I've been having a really rough week.  The kind where you want to cry all the time and you don't know why.  Everything that everyone says makes you hurt but not because they're mean or rude, just because, well, because.  In that frame of mind I feel this ridiculous need to justify myself, to explain not only why I am NOT ashamed of the amount of TV I watch, but also why I love to write about it.

TV can connect you to other people.  It's more than if you have show in common you have an easy conversation topic with another person (You watch Fringe? I watch Fringe! So that thing with Peter, what's that all about?), even though that is amazing for socially awkward people like me, and I have friends with whom I can have lengthy conversations entirely about TV.  (Every time KP and I hang out in a group our friend roll their eyes when we start talking TV, knowing if they don't intervene we won't stop.)  It's more than that.  Recommending a show to a friend lets them get to know you better; you trust them a bit more by granting them access to your opinions and thoughts, when you agree it becomes a bond, when you disagree it become fodder for debate and seeing things in a new light.  When you watch a show with someone you create the memory of that act, and when you watch that show later it makes you think of that person.  I adore the texts I get from friends that say "I was watching such-and-such today and it made me think of you."

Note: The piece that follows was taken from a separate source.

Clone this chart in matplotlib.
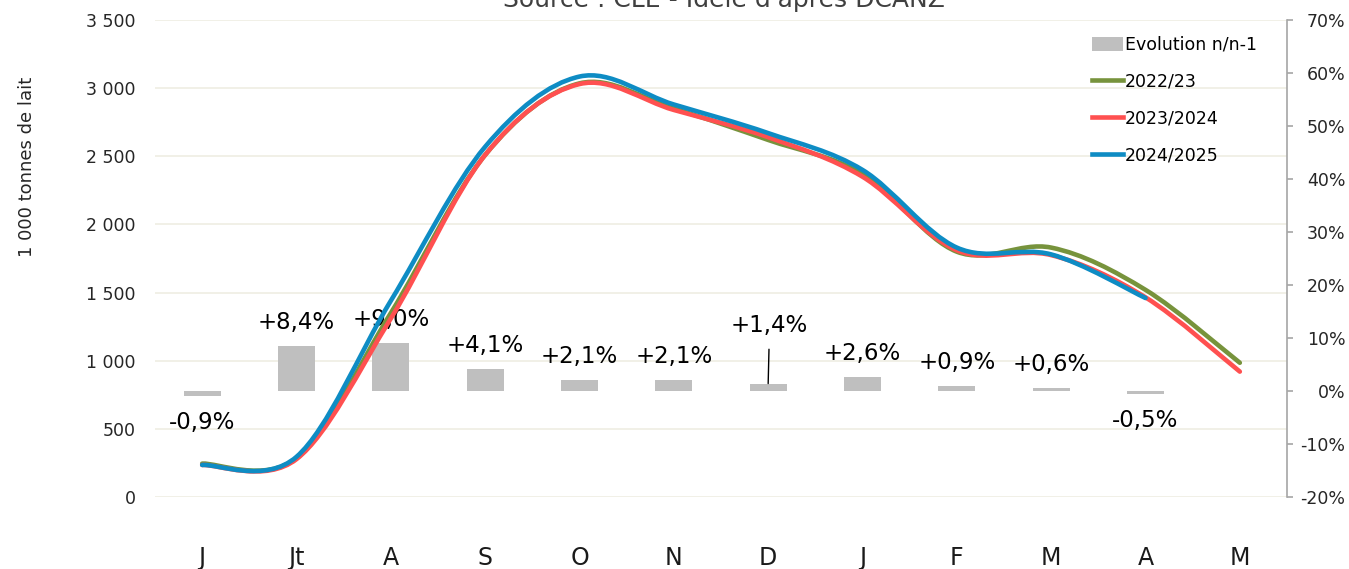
import matplotlib
matplotlib.use("Agg")
import matplotlib.pyplot as plt
import numpy as np
from matplotlib.path import Path
from matplotlib.patches import PathPatch, Patch
from matplotlib.lines import Line2D
from matplotlib.ticker import FuncFormatter, MultipleLocator

plt.rcParams["font.family"] = ["DejaVu Sans"]

# --- data ---
months = ["J", "Jt", "A", "S", "O", "N", "D", "J", "F", "M", "A", "M"]
prod_2022 = [245, 285, 1350, 2510, 3035, 2850, 2620, 2370, 1800, 1830, 1520, 985]
prod_2023 = [235, 278, 1310, 2510, 3030, 2840, 2640, 2350, 1810, 1775, 1465, 920]
prod_2024 = [235, 295, 1440, 2570, 3085, 2880, 2670, 2400, 1830, 1780, 1460]
evolution = [-0.9, 8.4, 9.0, 4.1, 2.1, 2.1, 1.4, 2.6, 0.9, 0.6, -0.5]

series = [
    ("2022/23", prod_2022, "#77933C"),
    ("2023/2024", prod_2023, "#FF5050"),
    ("2024/2025", prod_2024, "#0E8CC4"),
]


def smooth_path(xs, ys):
    """Excel-like smoothed line: Catmull-Rom through the points as Bezier curves."""
    pts = np.column_stack([xs, ys]).astype(float)
    n = len(pts)
    verts = [pts[0]]
    codes = [Path.MOVETO]
    for i in range(n - 1):
        p0 = pts[max(i - 1, 0)]
        p1 = pts[i]
        p2 = pts[i + 1]
        p3 = pts[min(i + 2, n - 1)]
        verts += [p1 + (p2 - p0) / 6, p2 - (p3 - p1) / 6, p2]
        codes += [Path.CURVE4] * 3
    return Path(verts, codes)


fig = plt.figure(figsize=(13.49, 5.69), dpi=100)
rect = [155 / 1349, 1 - 497 / 569, (1287 - 155) / 1349, (497 - 20) / 569]

# base axis: left scale + gridlines
ax = fig.add_axes(rect)
x = np.arange(len(months))
ax.set_xlim(-0.5, len(months) - 0.5)
ax.set_ylim(0, 3500)
ax.yaxis.set_major_locator(MultipleLocator(500))
ax.yaxis.set_major_formatter(FuncFormatter(lambda v, p: f"{int(v):,}".replace(",", " ")))
ax.grid(axis="y", color="#EFEDE3", linewidth=1.2)
ax.set_axisbelow(True)
for s in ax.spines.values():
    s.set_visible(False)
ax.tick_params(axis="y", length=0, pad=14, labelsize=12.5, labelcolor="#262626")
ax.set_xticks(x)
ax.set_xticklabels(months)
ax.tick_params(axis="x", length=0, pad=35, labelsize=17, labelcolor="#1a1a1a")

# bars on the right scale
axb = ax.twinx()
axb.set_ylim(-20, 70)
axb.yaxis.set_major_locator(MultipleLocator(10))
axb.yaxis.set_major_formatter(FuncFormatter(lambda v, p: f"{int(round(v))}%"))
for name in ["top", "left", "bottom"]:
    axb.spines[name].set_visible(False)
axb.spines["right"].set_color("#A6A6A6")
axb.spines["right"].set_linewidth(1.2)
axb.tick_params(axis="y", direction="out", length=4, width=1.2, color="#A6A6A6",
                pad=38, labelsize=12.5, labelcolor="#262626")
for t in axb.get_yticklabels():
    t.set_horizontalalignment("right")
axb.patch.set_visible(False)

xb = x[:len(evolution)]
axb.bar(xb, evolution, 0.39, color="#BFBFBF", zorder=2)

for xi, v in zip(xb, evolution):
    label = f"{v:+.1f}%".replace(".", ",")
    if v >= 0:
        if months[xi] == "D":
            axb.annotate(label, (xi, v), xytext=(1, 42), textcoords="offset points",
                         ha="center", va="center", fontsize=16.5,
                         arrowprops=dict(arrowstyle="-", color="black", lw=1,
                                         shrinkA=7, shrinkB=0))
        else:
            axb.annotate(label, (xi, v), xytext=(0, 17), textcoords="offset points",
                         ha="center", va="center", fontsize=16.5)
    else:
        axb.annotate(label, (xi, v), xytext=(0, -19), textcoords="offset points",
                     ha="center", va="center", fontsize=16.5)

# lines on top, left scale
axl = ax.twinx()
axl.set_ylim(ax.get_ylim())
axl.set_xlim(ax.get_xlim())
axl.axis("off")
for name, vals, color in series:
    patch = PathPatch(smooth_path(x[:len(vals)], vals), fill=False, edgecolor=color,
                      linewidth=3.3, capstyle="round", joinstyle="round")
    axl.add_patch(patch)

ax.set_zorder(1)
axb.set_zorder(2)
axl.set_zorder(3)

handles = [Patch(facecolor="#BFBFBF", edgecolor="none", label="Evolution n/n-1")]
handles += [Line2D([], [], color=c, lw=3.3, label=n) for n, _, c in series]
fig.legend(handles=handles, loc="upper left", bbox_to_anchor=(1085 / 1349, 1 - 29 / 569),
           frameon=False, fontsize=12.5, handlelength=1.8, handleheight=0.8,
           handletextpad=0.1, labelspacing=1.08, borderaxespad=0)

fig.text(27 / 1349, 1 - 167 / 569, "1 000 tonnes de lait", rotation=90,
         ha="center", va="center", fontsize=13, color="#262626")
fig.text(724 / 1349, 1 - 7 / 569, "Source : CLE - Idele d'après DCANZ",
         ha="center", va="baseline", fontsize=18, color="#404040")

fig.savefig("out.png", dpi=100)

So in the spirit of TV as act of community, these are shows that I prefer to watch with other people.  I will watch these shows by myself, but if I have the chance to share them with someone else I will, because it makes already enjoyable shows so much more enjoyable.

Burn Notice
For Sis and LilBro this is like OUR show.  I'm not sure how, I'm not sure why, but somehow it became our go-to show to watch when we're all in the same place, usually only a few days at Christmas now that we're all adults and such.  And without them I just don't enjoy the show as much.  I still like it, just not as much.  Sam seems funnier when my brother is there to laugh with me.  Michael's schemes seem more outlandish and fun with my sister cheering along too.  At this point it almost feels like a betrayal to watch Burn Notice on my own, like I'm cheating myself and my siblings out of the lazy hours, bottles of wine, and random bullshitting conversations entailed in watching.

Battlestar Galactica
I will watch this show anytime, anywhere, with anyone or with no one.  While I do not love it any less when flying solo, watching BSG with other people is one of the supreme joys in my life.  I can tell when, where, and with whom I watched every episode of this show, and all of that information informs my relationship with Battlestar Galactica.  The mini-series was an adventure in Christopher and Calah's apartment, our second semester of grad school,  their infant daughter alternatively laughing hysterically or crying depending on how much attention we were paying to the show.  The first time I saw "Unfinished Business" I only caught half the dialogue because Jennie, Jason and I were occupying a table at the Knight's of Columbus in Dallas where Tom was tending bar and it was a raucous night.  (Of course, the immensity of that episode wasn't lost on us, we understood even without the sound.)  The revelation of the final five Cylons has less impact on me than I think it should have because I was watching by myself on Mal in the middle of the night, in my room in the apartment shared with the roommate who frightened me.  The finale was extra sad because it was the end of "BSG Viewing Party at the Russells'."  Watching BSG together made a little fleet out of me and my loved ones, no matter how far flung we get.

The Office
Awkward humor is so hard for me to take, even though I love many shows that revolve around awkward people doing awkward things that make me feel awkward.  Therefore, I'm more likely to turn off an awkward-humor show if I watch by myself.  (At least the first time I see an episode.  Re-watch isn't as bad, but that necessitates getting through it the first time.)  The Office is the best example of that personal phenomenon.  If it's just me I get about 2 minutes in and bury my head in my arms and then can't watch anymore.  If I'm watching with a group I bury my head in my arms, but the solidarity with others keeps me going, and I'm better off for it.   This is a show where without other people it wouldn't have happened and I'd hate if I'd have missed the many wonderful seasons (and don't forget that this show was really wonderful for a long time) of the Dunder-Mifflin bunch because I get going when the going gets uncomfortable.

Doctor Who
A major theme in Doctor Who is the fundamental need for communion.  The Doctor always has a companion, things go to complete fuckery when he doesn't.  So it makes sense to me that traveling with the Time Lord is just more fun when my blue box (aka my blue couch) is occupied by more than me.  Especially since I spend so much time while watching Doctor Who going "wait, what the bleepedy-bleep just happened?!?"  It makes me feel less like a crazy person when there is someone to hear those exclamations.
Also, Doctor Who has the tendency to float you along on jaunty adventures and quippy dialogue only to sucker punch you with devastation and tragedy (Davies, I still don't forgive you for Donna); the comfort of a watching companion or two gentles the experience because there is a hand to grab when something exciting is happening but also someone to pass the box of tissues when your heart (inevitably) breaks.  Plus, accent decoding is much easier with multiple ears.

The O.C.
This show is so ridiculous and awesome and awesomely ridiculous that it demands to be watched with others.  The Cohen-Atwood-Cooper-Roberts blended family is always a joy to watch, but it gets so much better with a friend to simultaneously roll their eyes at Marissa's dumb-ass-ery or get a little equally verklempt at those perfect Ryan and Seth moments.  I have happily spent many an afternoon cleaning and organizing to the background of soapy sunshine and emo antics, but the full glory of The O.C. (the touching family moments, the funny declarations of love, the sad sad car accidents) really comes into being when observed in conjunction with good friends.  And by good friends I mean people who have an equal lack of shame and love of upper-middle-class drama.  Or just people who drink as much as you do.